20 April 2001
Former MAFF vet slams government

By Robert Davies, Wales correspondent (Farmers Weekly)

A FORMER Ministry of Agriculture vet has described the government's handling of the foot-and-mouth crisis as unscientific, inept and shameful.

Ken Tyrrell believes the epidemic could have been contained more quickly and the mass culling of livestock could have been avoided.

Vets visiting suspected outbreaks should have been allowed to kill animals showing clinical symptoms immediately, rather than waiting for test results, he said.

"We are all suffering from blind rage, shame and absolute horror at what has happened," Mr Tyrrell told FARMERS WEEKLY.

"It is extremely difficult to see how the ministry could have ever got themselves into this mess."

Mr Tyrrell said it appeared that MAFF vets, politicians and the National Farmers' Union had not read a report published after the 1967 epidemic.

He is highly critical of the burning of carcasses, because of the risk of spreading disease in the smoke, and because of the delay in carcass disposal.

Transporting animals that also may be incubating the disease over long distances to mass disposal sites was a very high-risk strategy, said Mr Tyrell.

The "madness" of mass-culling livestock should stop, and all available men and machines put on standby to tackle real cases within hours, he said.

"Welfare has gone out of the window.

"We have draconian movement rules being enforced without common sense, by people who have no idea what the rules are supposed to do."

Mr Tyrrell first encountered foot-and-mouth disease during an outbreak in 1953, two years after he left veterinary school.

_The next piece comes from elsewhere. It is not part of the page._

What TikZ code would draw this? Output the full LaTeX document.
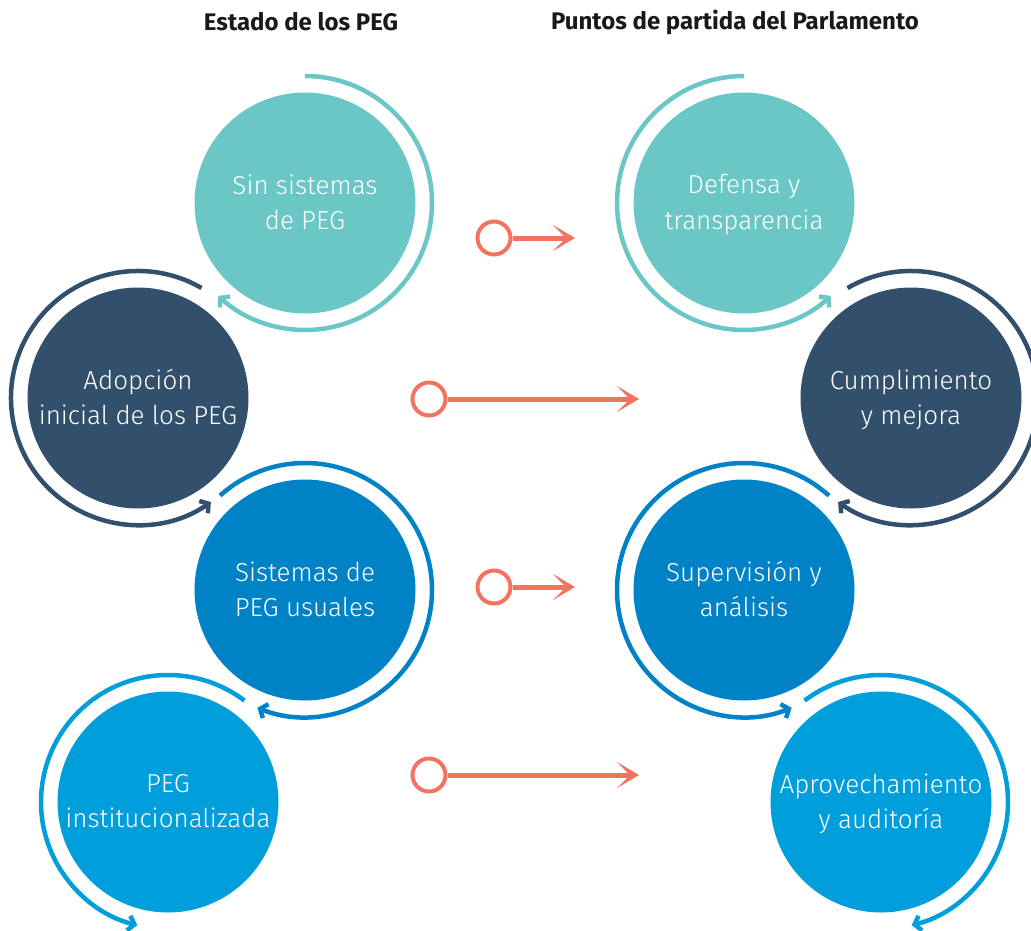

In subsequent years, he helped tackled at least nine outbreaks and was seconded to work on the disease in Turkey for the United Nations.

During the 1967/68 epidemic he diagnosed many of the early cases in Cheshire before being based at Crewe to take charge of carcass disposals.

At the time he used a helicopter to make it easier for co-ordinators to get to infected farms quickly to check that work was being carried out correctly.